En “La edad de la Inocencia” el trío protagonista se antoja imprescindible y absolutamente arrebatador. Los tres personajes se afianzan en sus roles iniciales para ahondar en un universo pleno de dobles morales y de hipocresía. Una sociedad extremadamente claustrofóbica que además incide en el papel superfluo de la mujer en el devenir diario.  ( …era absurdo tratar de emancipar a una esposa que no tenía el menor interés por conocer el significado de dicha emancipación…) Es por ello que cuando la condesa Olenska (maravillosa Michelle Pfeiffer) pretenda regresar al mundo en el que creció sea considerada una intrusa, una especie de proscrita, aunque las apariencias por supuesto  muestren lo contrario.  La idea de divorciarse chocará con la intransigencia de una especie de clase social donde esas cosas no son aceptadas y menos cuando la mujer es la que pretende llevar la iniciativa.  Por otro lado Newland Archer (Daniel Day Lewis) y May Welland (Winona Ryder) representan lo que esa sociedad quiere mostrar pero la historia nos relata la lucha interna,  en principio,  solo de Archer,  por reivindicar su derecho a sentir y a desear por encima de las convenciones sociales. Con el desarrollo del film podemos ir sintiendo como dicha lucha interna de Archer no es solo suya, la condesa Olenska y también May serán víctimas de esas convenciones y es aquí donde aparece un Scorsese magistral quien apoyado en el magnífico texto de Wharton desarrolla una serie de movimientos de cámara y de planos que convierten a esta película en una auténtica joya.

La capacidad de Scorsese para adentrarse en los personajes y en sus pensamientos, parte de la intencionalidad a la hora de colocar la cámara y sobretodo el uso de la luz en cada momento. Los momentos entre Archer y Ellen son filmados con primeros planos lentos que ejemplifican  el inicio del acercamiento entre ellos.  De entre todos esos planos queda el eterno recuerdo de una puesta de sol en ese plano majestuoso del embarcadero mientras Ellen Olenska es observada por Newland Archer  y un barco cruza el horizonte en el momento que ella es filmada de espaldas.

“La edad de la inocencia” nos hace un perfecto dibujo de una pasión amorosa prohibida que ante la imposibilidad de consumarse consigue que perviva en el espectador gran parte de ese dolor que sufren los protagonistas.
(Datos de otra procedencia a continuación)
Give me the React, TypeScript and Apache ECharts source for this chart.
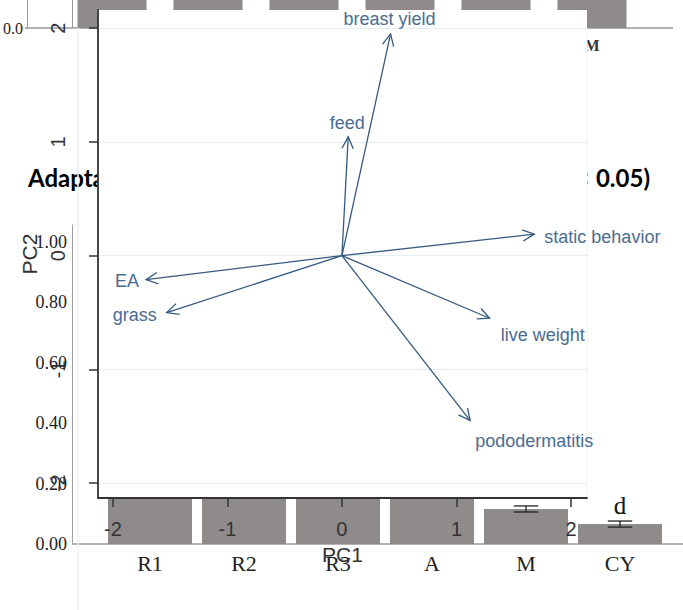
import React, { useEffect, useRef } from 'react';
import * as echarts from 'echarts';

// ---------- data: partially visible upper bar chart ----------
const topCategories = ['R1', 'R2', 'R3', 'A', 'CY', 'M'];
const topValues = [1.25, 1.2, 1.15, 1.22, 1.1, 1.18];
const topAxisMax = 1.0;

// ---------- data: adaptation bar chart ----------
const groups = ['R1', 'R2', 'R3', 'A', 'M', 'CY'];
const adaptValues = [1.0, 0.97, 0.95, 0.9, 0.116, 0.066];
const adaptErrors = [0.02, 0.02, 0.02, 0.02, 0.01, 0.01];
const adaptLetters = ['a', 'a', 'a', 'b', 'c', 'd'];
const titleLeft = 'Adaptation index';
const titleRight = 'of different groups (P < 0.05)';

// ---------- data: PCA biplot ----------
const variables = ['breast yield', 'feed', 'static behavior', 'EA', 'grass', 'live weight', 'pododermatitis'];
const pc1Loadings = [0.425, 0.055, 1.68, -1.71, -1.53, 1.29, 1.12];
const pc2Loadings = [1.95, 1.045, 0.19, -0.21, -0.5, -0.55, -1.45];
const pcTicks = [-2, -1, 0, 1, 2];

// ---------- layout / style (not data) ----------
const SANS = '"Liberation Sans", Arial, sans-serif';
const SERIF = '"Liberation Serif", "Times New Roman", serif';
const TITLE_FONT = 'Lato, "Open Sans", sans-serif';
const arrowColor = '#365a80';
const arrowLabelColor = '#4a6c92';
const barGrey = '#8f8b8b';
const BIPLOT = { left: 98, top: 10, width: 489, height: 488 };
const labelPlacement: Record<string, { dx: number; dy: number; align: string }> = {
  'breast yield': { dx: -1, dy: -15, align: 'center' },
  feed: { dx: -1, dy: -14, align: 'center' },
  'static behavior': { dx: 10, dy: 3, align: 'left' },
  EA: { dx: -7, dy: 1, align: 'right' },
  grass: { dx: -10, dy: 2, align: 'right' },
  'live weight': { dx: 11, dy: 17, align: 'left' },
  pododermatitis: { dx: 5, dy: 20, align: 'left' },
};

export default function App() {
  const ref = useRef<HTMLDivElement>(null);
  useEffect(() => {
    if (!ref.current) return;
    const chart = echarts.init(ref.current, undefined, { renderer: 'svg' });
    const isTick = (v: number, step: number) => Math.abs(v / step - Math.round(v / step)) < 1e-6;
    chart.setOption({
      animation: false,
      backgroundColor: '#ffffff',
      grid: [
        { left: 62, right: 43, top: 0, height: 28 },
        { left: 103, right: 16, top: 225, bottom: 66 },
        { left: BIPLOT.left, top: BIPLOT.top, width: BIPLOT.width, height: BIPLOT.height },
      ],
      xAxis: [
        {
          type: 'category', gridIndex: 0, data: topCategories, z: 1,
          axisLine: { show: false }, axisTick: { show: false },
          axisLabel: { margin: 9, fontSize: 16, fontWeight: 'bold', fontFamily: SERIF, color: '#333' },
        },
        {
          type: 'category', gridIndex: 1, data: groups, z: 1,
          axisLine: { show: false }, axisTick: { show: false },
          axisLabel: { margin: 8, fontSize: 22, fontFamily: SERIF, color: '#222' },
        },
        {
          type: 'value', gridIndex: 2, min: -2.13, max: 2.14, z: 6,
          axisLine: { show: true, onZero: false, lineStyle: { color: '#333', width: 1.8 } },
          axisTick: { show: true, customValues: pcTicks, length: 9, lineStyle: { color: '#333', width: 1.5 } },
          axisLabel: { customValues: pcTicks, margin: 21, fontSize: 20, fontFamily: SANS, color: '#333' },
          splitLine: { show: false },
          name: 'PC1', nameLocation: 'middle', nameGap: 36,
          nameTextStyle: { fontSize: 21, fontFamily: SANS, color: '#333' },
        },
      ],
      yAxis: [
        {
          type: 'value', gridIndex: 0, min: 0, max: topAxisMax, interval: topAxisMax, offset: 37, z: 1,
          axisLine: { show: true, lineStyle: { color: '#999', width: 1 } }, axisTick: { show: false },
          splitLine: { show: false },
          axisLabel: {
            margin: 4, fontSize: 16, fontFamily: SERIF, color: '#222',
            formatter: (v: number) => (v === 0 ? v.toFixed(1) : ''),
          },
        },
        {
          type: 'value', gridIndex: 1, min: 0, max: 1.056, interval: 0.2, offset: 31, z: 1,
          axisLine: { show: true, lineStyle: { color: '#a0a0a0', width: 1 } }, axisTick: { show: false },
          splitLine: { show: false },
          axisLabel: {
            margin: 5, fontSize: 18, fontFamily: SERIF, color: '#222',
            formatter: (v: number) => (isTick(v, 0.2) ? v.toFixed(2) : ''),
          },
        },
        {
          type: 'value', gridIndex: 2, min: -2.13, max: 2.16, z: 6,
          axisLine: { show: true, onZero: false, lineStyle: { color: '#333', width: 1.8 } },
          axisTick: { show: true, customValues: pcTicks, length: 9, lineStyle: { color: '#333', width: 1.5 } },
          axisLabel: {
            customValues: pcTicks, rotate: 90, margin: 30, fontSize: 20, fontFamily: SANS, color: '#333',
            showMinLabel: true, showMaxLabel: true, hideOverlap: false,
          },
          splitLine: { show: true, lineStyle: { color: '#e4edf0', width: 1 } },
          name: 'PC2', nameLocation: 'middle', nameGap: 58,
          nameTextStyle: { fontSize: 21, fontFamily: SANS, color: '#333' },
        },
      ],
      graphic: [
        { type: 'line', z: 1, shape: { x1: 25, y1: 28, x2: 673, y2: 28 }, style: { stroke: '#9a9a9a', lineWidth: 1.5 } },
        { type: 'line', z: 1, shape: { x1: 72.5, y1: 0, x2: 72.5, y2: 28 }, style: { stroke: '#9a9a9a', lineWidth: 1 } },
        { type: 'line', z: 1, shape: { x1: 72, y1: 544, x2: 683, y2: 544 }, style: { stroke: '#9a9a9a', lineWidth: 1.5 } },
        {
          type: 'text', z: 1, x: 28, y: 177,
          style: { text: titleLeft, fill: '#000', fontSize: 24, fontWeight: 'bold', fontFamily: TITLE_FONT, align: 'left', verticalAlign: 'middle' },
        },
        {
          type: 'text', z: 1, x: 650, y: 177,
          style: { text: titleRight, fill: '#000', fontSize: 24, fontWeight: 'bold', fontFamily: TITLE_FONT, align: 'right', verticalAlign: 'middle' },
        },
        {
          type: 'rect', z: 5,
          shape: { x: BIPLOT.left, y: BIPLOT.top, width: BIPLOT.width, height: BIPLOT.height },
          style: { fill: '#ffffff' },
        },
        { type: 'line', z: 6, shape: { x1: 78, y1: 28, x2: 78, y2: 610 }, style: { stroke: '#edf1f5', lineWidth: 1.5 } },
        { type: 'line', z: 6, shape: { x1: 587, y1: 28, x2: 587, y2: 498 }, style: { stroke: '#f0f3f5', lineWidth: 1 } },
      ],
      series: [
        {
          type: 'bar', xAxisIndex: 0, yAxisIndex: 0, data: topValues, barWidth: 69, z: 1, clip: true,
          itemStyle: { color: barGrey },
        },
        {
          type: 'bar', xAxisIndex: 1, yAxisIndex: 1, data: adaptValues, barWidth: 84, z: 1,
          itemStyle: { color: barGrey },
          label: {
            show: true, position: 'top', distance: 6, fontSize: 25, fontFamily: SERIF, color: '#111',
            formatter: (p: any) => adaptLetters[p.dataIndex],
          },
        },
        {
          type: 'custom', xAxisIndex: 1, yAxisIndex: 1, z: 2,
          encode: { x: 0, y: 1 },
          data: groups.map((g, i) => [i, adaptValues[i], adaptErrors[i]]),
          renderItem: (params: any, api: any) => {
            const i = api.value(0), v = api.value(1), e = api.value(2);
            const top = api.coord([i, v + e]);
            const bot = api.coord([i, v - e]);
            const half = api.size([1, 0])[0] * 0.13;
            const st = { stroke: '#222', lineWidth: 1.3, fill: 'none' };
            return {
              type: 'group',
              children: [
                { type: 'line', shape: { x1: top[0], y1: top[1], x2: bot[0], y2: bot[1] }, style: st },
                { type: 'line', shape: { x1: top[0] - half, y1: top[1], x2: top[0] + half, y2: top[1] }, style: st },
                { type: 'line', shape: { x1: bot[0] - half, y1: bot[1], x2: bot[0] + half, y2: bot[1] }, style: st },
              ],
            };
          },
        },
        {
          type: 'custom', xAxisIndex: 2, yAxisIndex: 2, z: 8, clip: false,
          encode: { x: 0, y: 1 },
          data: variables.map((v, i) => [pc1Loadings[i], pc2Loadings[i], i]),
          renderItem: (params: any, api: any) => {
            const idx = api.value(2);
            const o = api.coord([0, 0]);
            const t = api.coord([api.value(0), api.value(1)]);
            const ang = Math.atan2(t[1] - o[1], t[0] - o[0]);
            const hl = 13, ha = Math.PI / 7;
            const p1 = [t[0] - hl * Math.cos(ang - ha), t[1] - hl * Math.sin(ang - ha)];
            const p2 = [t[0] - hl * Math.cos(ang + ha), t[1] - hl * Math.sin(ang + ha)];
            const name = variables[idx];
            const pl = labelPlacement[name];
            const st = { stroke: arrowColor, lineWidth: 1.3, fill: 'none' };
            return {
              type: 'group',
              children: [
                { type: 'line', shape: { x1: o[0], y1: o[1], x2: t[0], y2: t[1] }, style: st },
                { type: 'polyline', shape: { points: [p1, t, p2] }, style: st },
                {
                  type: 'text', x: t[0] + pl.dx, y: t[1] + pl.dy,
                  style: {
                    text: name, fill: arrowLabelColor, fontSize: 18, fontFamily: SANS,
                    align: pl.align, verticalAlign: 'middle', textAlign: pl.align, textVerticalAlign: 'middle',
                  },
                },
              ],
            };
          },
        },
      ],
    });
    return () => chart.dispose();
  }, []);
  return <div ref={ref} style={{ position: 'fixed', left: 0, top: 0, width: 683, height: 610 }} />;
}
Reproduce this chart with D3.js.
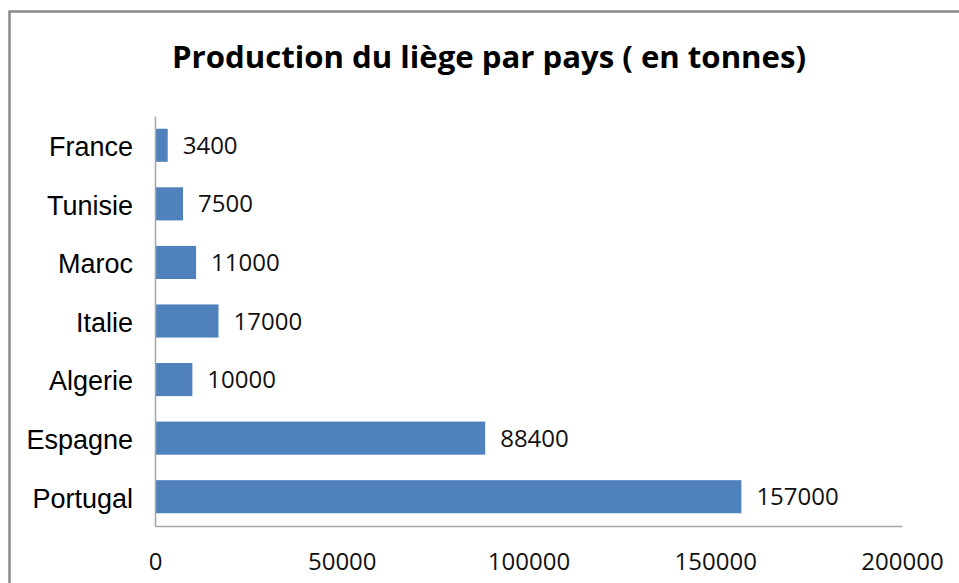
<!DOCTYPE html>
<html>
<head>
<meta charset="utf-8">
<script src="https://cdn.jsdelivr.net/npm/d3@7"></script>
<style>
  body { margin: 0; background: #fff; }
</style>
</head>
<body>
<div id="chart"></div>
<script>
const categories = ['France', 'Tunisie', 'Maroc', 'Italie', 'Algerie', 'Espagne', 'Portugal']
const values = [3400, 7500, 11000, 17000, 10000, 88400, 157000]
const xTicks = [0, 50000, 100000, 150000, 200000]
const title = 'Production du liège par pays ( en tonnes)'

const width = 959
const height = 583
const margin = { top: 116, right: 57, bottom: 57, left: 155 }
const innerW = width - margin.left - margin.right
const innerH = height - margin.top - margin.bottom

const rows = categories.map((c, i) => ({ country: c, value: values[i] }))

const svg = d3.select('#chart').append('svg')
  .attr('width', width)
  .attr('height', height)
  .attr('viewBox', [0, 0, width, height])

// outer frame (runs past the right and bottom edge)
svg.append('rect')
  .attr('x', 9.5)
  .attr('y', 11.5)
  .attr('width', width + 20)
  .attr('height', height + 20)
  .attr('fill', '#fff')
  .attr('stroke', '#8a8a8a')
  .attr('stroke-width', 2.5)

svg.append('text')
  .attr('x', 489)
  .attr('y', 68)
  .attr('text-anchor', 'middle')
  .attr('textLength', 634)
  .attr('lengthAdjust', 'spacingAndGlyphs')
  .style('font-family', '"Open Sans", sans-serif')
  .style('font-size', '31px')
  .style('font-weight', '700')
  .style('fill', '#000')
  .text(title)

const g = svg.append('g')
  .attr('transform', `translate(${margin.left}, ${margin.top})`)

const x = d3.scaleLinear()
  .domain([0, 200000])
  .range([0, innerW])

const y = d3.scaleBand()
  .domain(categories)
  .range([0, innerH])
  .paddingInner(0.435)
  .paddingOuter(0.2175)

g.selectAll('.bar')
  .data(rows)
  .join('rect')
  .attr('class', 'bar')
  .attr('x', 0)
  .attr('y', d => y(d.country))
  .attr('width', d => x(d.value))
  .attr('height', y.bandwidth())
  .attr('fill', '#4f81bd')

g.selectAll('.value')
  .data(rows)
  .join('text')
  .attr('class', 'value')
  .attr('x', d => x(d.value) + 15)
  .attr('y', d => y(d.country) + y.bandwidth() / 2)
  .attr('dy', '0.36em')
  .style('font-family', '"Open Sans", sans-serif')
  .style('font-size', '24px')
  .style('fill', '#111')
  .text(d => d.value)

const xAxis = g.append('g')
  .attr('transform', `translate(0, ${innerH})`)
  .call(d3.axisBottom(x).tickValues(xTicks).tickSize(0).tickPadding(27).tickFormat(d3.format('d')))

xAxis.select('.domain').attr('stroke', '#a6a6a6').attr('stroke-width', 1.5)
xAxis.selectAll('text')
  .style('font-family', '"Open Sans", sans-serif')
  .style('font-size', '24px')
  .style('fill', '#111')

const yAxis = g.append('g')
  .call(d3.axisLeft(y).tickSize(0).tickPadding(22))

yAxis.select('.domain').attr('stroke', '#a6a6a6').attr('stroke-width', 1.5)
yAxis.selectAll('text')
  .attr('dy', '0.4em')
  .style('font-family', '"Liberation Sans", Arial, sans-serif')
  .style('font-size', '27px')
  .style('fill', '#000')
</script>
</body>
</html>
La suntuosidad del primer tramo de la cinta donde se nos es presentada esa inquisidora sociedad neoyorquina, pasa con el crecimiento de los personajes  a transformarse en un relato íntimo y lleno de matices y subtexto. Las miradas de Day Lewis y Pfeiffer cuando se ven en presencia de otras personas son retratadas magistralmente por el cineasta neoyorquino  a través de una exquisita puesta en escena donde el director transita en la necesidad de analizar todos esos códigos que coartan las libertades personales. La aparente fragilidad de May Welland que en realidad solo es aparente, entronca con el dilema moral que plantea la novela y por ende Scorsese al dibujarnos un escenario donde los valores de dicha sociedad pretenden imponerse a los deseos y sentimientos propios. En esa lucha, los damnificados siempre son aquellos cuya catadura moral es mayor,  mientras los jerarcas hipócritas que rigen las normas salen indemnes siempre. Esa sucesión de impecables modales corteses esconden en la mayoría de los casos una mezquindad capaz de acabar con la reputación de cualquiera que ose poner en entredicho tal establishment.

La vacuedad de ese mundo y lo que conlleva dejan  un poso de tristeza y melancolía en el protagonista que el espectador hará propio sobretodo a través de la mirada de Archer en una secuencia final antológica donde de nuevo evocará esa puesta de sol a través de su recuerdo. Este profundo, contenido y armónico melodrama permanece repleto de eufemismos, de silencios que pretenden actuar como elemento de comunicación y representa además todo un manual de “corrección” aparente  frente a cualquier elemento perturbador o transgresor.  Será este el espacio en el que Newland Archer y Ellen Olenska vean pasar por delante su felicidad teniendo que decidir qué camino escoger,… el correcto o el que quieren.